His memories include watching the real lobo mascot—alongside two student handlers—run onto Jackson Field at the start of football games, running up “A” Mountain and down highway 118 as a part of track team training, hiking up Twin Peaks for amazing 360-degree views, and sneaking onto an abandoned Air Force runway to experience the Marfa Lights.
He also detailed a typical freshman initiation of the time:
“My roommate in Smith Hall, which had no air conditioning, bought eggs and milk three weeks before the initiation and let them rot and curdle. Those ingredients were added to oatmeal, oil, and pancake syrup to make the concoction sticky. Each freshman had to buy a red beanie with the Bar-SR-Bar on it, and the upperclassmen loaded your beanie with this concoction. The freshmen boys put the beanie on at the top of Hancock Hill, and this stuff would drip down your head onto your face and onto your clothes.

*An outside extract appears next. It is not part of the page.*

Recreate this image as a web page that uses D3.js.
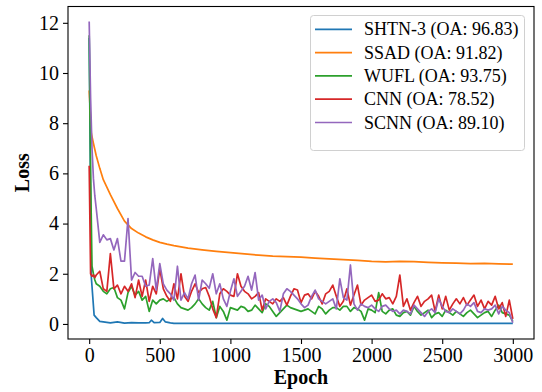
<!DOCTYPE html>
<html>
<head>
<meta charset="utf-8">
<script src="https://cdn.jsdelivr.net/npm/d3@7"></script>
<style>
  body { margin: 0; background: #fff; }
  svg text { font-family: "Liberation Serif", "Times New Roman", serif; fill: #000; }
</style>
</head>
<body>
<div id="chart"></div>
<script>
// ---- data ----
const seriesNames = ["SHTN-3 (OA: 96.83)", "SSAD (OA: 91.82)", "WUFL (OA: 93.75)", "CNN (OA: 78.52)", "SCNN (OA: 89.10)"];
const seriesColors = ["#1f77b4", "#ff7f0e", "#2ca02c", "#d62728", "#9467bd"];
const xTicks = [0, 500, 1000, 1500, 2000, 2500, 3000];
const yTicks = [0, 2, 4, 6, 8, 10, 12];

const shtnEpochs = [0, 15, 35, 50, 75, 100, 150, 200, 250, 300, 350, 400, 425, 440, 460, 500, 520, 540, 575, 600, 1000, 1500, 2000, 2500, 3000];
const shtnLoss   = [11.4, 1.88, 0.35, 0.25, 0.1, 0.08, 0.04, 0.08, 0.03, 0.05, 0.04, 0.04, 0.05, 0.15, 0.05, 0.06, 0.22, 0.08, 0.04, 0.02, 0.02, 0.02, 0.02, 0.02, 0.02];

const ssadEpochs = [0, 15, 30, 50, 75, 100, 150, 200, 250, 300, 350, 400, 450, 500, 550, 600, 700, 800, 900, 1000,
  1100, 1200, 1300, 1400, 1500, 1600, 1700, 1800, 1900, 2000, 2100, 2200, 2300, 2400, 2500, 2600, 2700, 2800, 2900, 3000];
const ssadLoss   = [9.3, 7.6, 7.2, 6.7, 6.2, 5.75, 5.15, 4.6, 4.1, 3.8, 3.62, 3.47, 3.35, 3.25, 3.18, 3.12, 3.02, 2.95, 2.89, 2.84,
  2.79, 2.74, 2.7, 2.68, 2.66, 2.62, 2.59, 2.56, 2.53, 2.49, 2.47, 2.49, 2.48, 2.45, 2.43, 2.42, 2.4, 2.41, 2.39, 2.38];

// noisy curves share one epoch grid
const noisyEpochs = [0, 10, 20, 30, 40, 50].concat(d3.range(75, 3001, 25));

const wuflLoss = [11.5, 6.0, 2.3, 2.0, 1.75, 1.6,
  1.5, 1.3, 1.2, 1.4, 1.45, 1.05, 0.95, 0.6, 1.25, 1.5,
  1.15, 1.3, 0.95, 1.1, 0.5, 0.95, 0.8, 0.95, 1.0, 0.9,
  1.0, 1.05, 0.8, 0.65, 0.6, 0.55, 0.65, 0.8, 1.0, 0.8,
  0.65, 0.55, 0.9, 0.25, 0.7, 0.5, 0.15, 0.65, 0.6, 0.55,
  0.7, 0.65, 0.5, 0.55, 0.75, 0.6, 0.45, 0.8, 0.7, 0.5,
  0.3, 0.45, 0.6, 0.75, 0.65, 0.6, 0.55, 0.5, 0.55, 0.6,
  0.5, 0.4, 0.7, 0.6, 0.4, 0.55, 0.65, 0.65, 0.55, 0.7,
  0.7, 0.5, 0.65, 0.6, 0.5, 0.15, 0.6, 0.55, 0.45, 1.25,
  0.5, 0.4, 0.55, 0.6, 0.35, 0.3, 0.45, 0.5, 0.35, 0.7,
  0.5, 0.35, 0.45, 0.55, 0.25, 0.4, 0.45, 0.3, 0.55, 0.45,
  0.35, 0.5, 0.4, 0.3, 0.45, 0.55, 0.4, 0.25, 0.35, 0.45,
  0.5, 0.3, 0.55, 0.75, 0.45, 0.4, 0.35, 0.1];

const cnnLoss = [6.3, 2.0, 1.9, 1.95, 1.85, 1.95,
  2.1, 1.4, 1.3, 2.8, 1.4, 1.55, 1.2, 1.5, 1.3, 1.6,
  1.05, 1.75, 1.1, 1.75, 0.9, 1.5, 1.2, 2.2, 1.4, 1.1,
  0.9, 1.6, 1.0, 2.0, 1.1, 0.9, 1.3, 1.6, 1.25, 1.4,
  1.45, 1.1, 0.6, 0.25, 1.2, 1.4, 1.3, 1.15, 1.1, 2.0,
  1.5, 1.3, 1.2, 1.0, 1.1, 1.25, 0.55, 1.0, 0.9, 0.8,
  1.0, 0.9, 1.05, 0.75, 1.1, 1.4, 1.35, 0.85, 1.15, 1.2,
  1.0, 1.3, 1.1, 0.8, 1.2, 1.3, 1.55, 1.1, 0.7, 0.9,
  1.4, 0.75, 1.15, 1.55, 0.75, 0.95, 1.05, 1.15, 0.9, 0.95,
  1.2, 1.0, 1.05, 0.8, 1.1, 1.95, 0.7, 1.0, 0.55, 0.85,
  1.1, 0.7, 0.9, 1.0, 1.15, 0.5, 1.15, 0.6, 1.1, 0.55,
  0.8, 1.0, 0.8, 1.05, 0.75, 0.95, 1.15, 0.7, 0.95, 0.6,
  0.9, 0.75, 1.1, 0.6, 0.85, 0.3, 0.95, 0.2];

const scnnLoss = [12.05, 9.0, 7.0, 5.8, 5.1, 4.6,
  3.25, 3.55, 3.35, 3.4, 2.95, 3.4, 2.5, 2.5, 4.2, 1.75,
  2.05, 1.9, 1.9, 1.5, 1.55, 2.6, 1.35, 2.4, 1.6, 1.35,
  1.2, 0.95, 2.3, 0.95, 1.25, 1.0, 1.6, 1.95, 0.95, 1.75,
  1.6, 1.42, 2.0, 1.2, 1.6, 1.0, 0.7, 1.3, 1.8, 1.1,
  1.3, 1.5, 1.9, 1.35, 2.05, 0.95, 1.15, 0.6, 0.9, 1.0,
  0.85, 0.5, 1.2, 1.4, 1.3, 1.15, 1.0, 0.8, 0.65, 0.75,
  1.1, 1.35, 1.0, 0.9, 0.8, 0.9, 1.0, 0.6, 1.8, 1.05,
  0.95, 2.35, 0.8, 0.55, 0.8, 0.7, 0.65, 0.75, 0.6, 0.5,
  0.7, 0.75, 0.6, 0.5, 0.55, 0.4, 0.55, 0.5, 0.4, 0.75,
  0.6, 0.45, 0.3, 0.5, 0.6, 0.45, 1.0, 0.7, 0.5, 0.45,
  0.6, 0.5, 0.4, 0.55, 0.8, 0.7, 0.85, 0.5, 0.45, 0.6,
  0.55, 0.6, 0.75, 0.4, 0.7, 0.55, 0.45, 0.05];

// ---- chart ----
const width = 542, height = 392;
const marginTop = 6.5, marginRight = 8, marginBottom = 53, marginLeft = 68;
const serif = "'Liberation Serif', 'Times New Roman', serif";

const series = [
  { x: shtnEpochs, y: shtnLoss },
  { x: ssadEpochs, y: ssadLoss },
  { x: noisyEpochs, y: wuflLoss },
  { x: noisyEpochs, y: cnnLoss },
  { x: noisyEpochs, y: scnnLoss }
].map((s, i) => ({ name: seriesNames[i], color: seriesColors[i], points: s.x.map((e, j) => [e, s.y[j]]) }));

const xScale = d3.scaleLinear([-150, 3150], [marginLeft, width - marginRight]);
const yScale = d3.scaleLinear([-0.6, 12.65], [height - marginBottom, marginTop]);

const svg = d3.select("#chart").append("svg")
    .attr("width", width)
    .attr("height", height)
    .attr("viewBox", [0, 0, width, height]);

svg.append("defs").append("clipPath")
    .attr("id", "clip")
  .append("rect")
    .attr("x", marginLeft)
    .attr("y", marginTop)
    .attr("width", width - marginLeft - marginRight)
    .attr("height", height - marginTop - marginBottom);

// x axis
svg.append("g")
    .attr("transform", `translate(0,${height - marginBottom})`)
    .call(d3.axisBottom(xScale).tickValues(xTicks).tickSize(5).tickPadding(4).tickFormat(d3.format("d")))
    .attr("font-family", serif)
    .attr("font-size", 20)
    .call(g => g.select(".domain").remove())
    .call(g => g.selectAll(".tick line").attr("stroke", "#000").attr("stroke-width", 1.1));

// y axis
svg.append("g")
    .attr("transform", `translate(${marginLeft},0)`)
    .call(d3.axisLeft(yScale).tickValues(yTicks).tickSize(5).tickPadding(4).tickFormat(d3.format("d")))
    .attr("font-family", serif)
    .attr("font-size", 20)
    .call(g => g.select(".domain").remove())
    .call(g => g.selectAll(".tick line").attr("stroke", "#000").attr("stroke-width", 1.1));

// lines
const line = d3.line()
    .x(d => xScale(d[0]))
    .y(d => yScale(d[1]));

svg.append("g")
    .attr("clip-path", "url(#clip)")
  .selectAll("path")
  .data(series)
  .join("path")
    .attr("fill", "none")
    .attr("stroke", d => d.color)
    .attr("stroke-width", 1.7)
    .attr("stroke-linejoin", "round")
    .attr("d", d => line(d.points));

// frame
svg.append("rect")
    .attr("x", marginLeft)
    .attr("y", marginTop)
    .attr("width", width - marginLeft - marginRight)
    .attr("height", height - marginTop - marginBottom)
    .attr("fill", "none")
    .attr("stroke", "#000")
    .attr("stroke-width", 1.1);

// axis labels
svg.append("text")
    .attr("x", (marginLeft + width - marginRight) / 2)
    .attr("y", 384)
    .attr("text-anchor", "middle")
    .attr("font-size", 20)
    .attr("font-weight", "bold")
    .text("Epoch");

svg.append("text")
    .attr("transform", `translate(29,${(marginTop + height - marginBottom) / 2}) rotate(-90)`)
    .attr("text-anchor", "middle")
    .attr("font-size", 20)
    .attr("font-weight", "bold")
    .text("Loss");

// legend
const legend = svg.append("g");
legend.append("rect")
    .attr("x", 310.5)
    .attr("y", 15.5)
    .attr("width", 214)
    .attr("height", 135)
    .attr("rx", 3)
    .attr("fill", "#fff")
    .attr("fill-opacity", 0.8)
    .attr("stroke", "#d0d0d0");

const rows = legend.selectAll("g.row")
  .data(series)
  .join("g")
    .attr("class", "row")
    .attr("transform", (d, i) => `translate(0,${29.3 + i * 23.3})`);

rows.append("line")
    .attr("x1", 315)
    .attr("x2", 352)
    .attr("stroke", d => d.color)
    .attr("stroke-width", 1.7);

rows.append("text")
    .attr("x", 364)
    .attr("dy", "0.34em")
    .attr("font-size", 18)
    .text(d => d.name);
</script>
</body>
</html>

“At the bottom of the Hill, the women upperclassmen were just as ingenious as the men about how they wanted to doctor up the freshmen girls, and to the girls’ beanie concoction they added Limburger cheese. After all the beanies were on, each of the freshmen boys went down the Hill, partnered with a freshman girl as a “wife” and returned to whitewash the Bar-SR-Bar with hydrated lime and water. A freshman bucket brigade brought water up from the bottom of the Hill to mix with the lime, and any spilled water earned the guilty freshman a swat with a paddle.”

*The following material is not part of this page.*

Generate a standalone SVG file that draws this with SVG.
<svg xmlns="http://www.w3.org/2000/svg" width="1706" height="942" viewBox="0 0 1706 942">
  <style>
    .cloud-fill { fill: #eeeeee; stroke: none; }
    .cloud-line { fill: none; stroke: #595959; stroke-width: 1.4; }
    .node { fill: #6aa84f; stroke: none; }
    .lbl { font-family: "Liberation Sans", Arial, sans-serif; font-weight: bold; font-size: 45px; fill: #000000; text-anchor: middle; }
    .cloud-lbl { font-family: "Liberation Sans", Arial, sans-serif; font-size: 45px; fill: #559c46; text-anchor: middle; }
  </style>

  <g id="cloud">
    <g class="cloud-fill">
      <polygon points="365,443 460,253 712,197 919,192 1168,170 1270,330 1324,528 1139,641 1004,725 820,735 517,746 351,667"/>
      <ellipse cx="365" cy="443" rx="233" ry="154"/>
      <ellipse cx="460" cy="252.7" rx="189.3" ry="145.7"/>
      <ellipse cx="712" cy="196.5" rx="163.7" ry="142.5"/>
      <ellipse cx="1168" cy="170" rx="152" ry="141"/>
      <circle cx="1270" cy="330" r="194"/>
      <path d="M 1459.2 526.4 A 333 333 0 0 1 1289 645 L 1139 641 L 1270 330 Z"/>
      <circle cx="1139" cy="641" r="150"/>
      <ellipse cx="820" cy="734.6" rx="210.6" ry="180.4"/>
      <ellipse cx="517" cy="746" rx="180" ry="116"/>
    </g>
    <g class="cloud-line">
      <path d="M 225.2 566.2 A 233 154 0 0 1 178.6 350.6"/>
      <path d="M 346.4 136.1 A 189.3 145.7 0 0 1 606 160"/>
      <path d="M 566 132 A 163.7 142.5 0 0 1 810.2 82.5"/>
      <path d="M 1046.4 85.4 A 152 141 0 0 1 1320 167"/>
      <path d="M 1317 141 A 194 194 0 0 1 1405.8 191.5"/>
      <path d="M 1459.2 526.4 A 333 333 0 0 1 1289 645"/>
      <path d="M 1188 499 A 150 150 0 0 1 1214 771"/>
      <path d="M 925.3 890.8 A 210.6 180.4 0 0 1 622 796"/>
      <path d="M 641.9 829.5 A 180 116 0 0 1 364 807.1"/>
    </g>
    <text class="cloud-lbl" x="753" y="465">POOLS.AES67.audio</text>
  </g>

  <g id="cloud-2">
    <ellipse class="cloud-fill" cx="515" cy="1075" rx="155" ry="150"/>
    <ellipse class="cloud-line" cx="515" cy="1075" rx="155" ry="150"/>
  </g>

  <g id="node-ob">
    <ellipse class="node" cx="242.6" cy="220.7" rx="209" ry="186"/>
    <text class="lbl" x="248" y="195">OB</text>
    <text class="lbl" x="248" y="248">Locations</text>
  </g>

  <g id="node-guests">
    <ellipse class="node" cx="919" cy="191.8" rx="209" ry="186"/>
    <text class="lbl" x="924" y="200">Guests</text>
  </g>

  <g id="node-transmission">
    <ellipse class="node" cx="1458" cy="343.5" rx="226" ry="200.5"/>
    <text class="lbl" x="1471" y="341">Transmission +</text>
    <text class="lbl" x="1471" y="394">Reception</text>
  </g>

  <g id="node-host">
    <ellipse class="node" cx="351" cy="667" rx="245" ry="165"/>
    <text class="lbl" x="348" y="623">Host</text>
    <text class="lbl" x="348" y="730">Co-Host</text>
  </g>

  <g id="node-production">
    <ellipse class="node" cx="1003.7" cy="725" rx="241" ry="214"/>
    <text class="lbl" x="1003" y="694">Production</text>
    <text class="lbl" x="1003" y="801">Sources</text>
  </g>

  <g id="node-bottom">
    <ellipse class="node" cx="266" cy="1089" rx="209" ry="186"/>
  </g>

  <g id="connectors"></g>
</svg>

Having finished their whitewashing duties, the freshman couples were marched down Avenue E to the Brewster County courthouse chanting “Woe is me, I am dead.” A cigarette butt—symbolizing the freshman class—was then buried, and the initiation was complete.
“The dean of students was present during the freshman initiation to make sure it didn’t get out of hand,” said Oglesby with a smile.
A graduate of Quitaque High School near Amarillo, Oglesby left Sul Ross in 1973 intending to return, but was persuaded by a friend to finish his Bachelor of Science in Industrial Technology (with teacher certification) at West Texas State University (now West Texas A&M). After earning the bachelor’s degree in 1975 and a Master of Science in Industrial Technology at WTSU in 1977, he taught woodworking and drafting at Lefors High School before beginning a lengthy career in the West Texas oil and gas industry.
Interrupting that career to serve four years in the Air Force from 1983-1987, Oglesby found himself working as a Minuteman III mobile maintenance officer out of F. E. Warren Air Force Base in Cheyenne, Wyoming. When he wasn’t supervising missile maintenance or acting as a missile code handler, he found time to fulfill his childhood dream of being a pilot by training in an ultralight plane.
He ceased flying the civilian aircraft at the request of the Air Force, but Oglesby, who is a third cousin to flight-pioneers Orville and Wilbur Wright, found the experience to be even more exhilarating than he had imagined.
“It’s quite a thrill to be flying with an open canopy,” he said. “One moment you’re high up, seeing people who look like ants, and the next moment you’ve flown low over a giant herd of antelope. Just like in Alpine, the scenery was incredible.”
Having once worked for a geologist as a drafter in the Amarillo Oil Company, Oglesby’s new career goal is to become an oil field geologist himself. And although his NCAA eligibility is gone, he also plans on competing as a runner once more, hoping to find the track success which eluded him at Sul Ross in the early 1970s.
“I came here not just to do geology, but to run,” he said. “But not just to go for runs. I’m here to train, and I’m here to win. Being a winner is a mindset, and my goal in the field of Senior Games is to meet the qualifying times for Nationals.”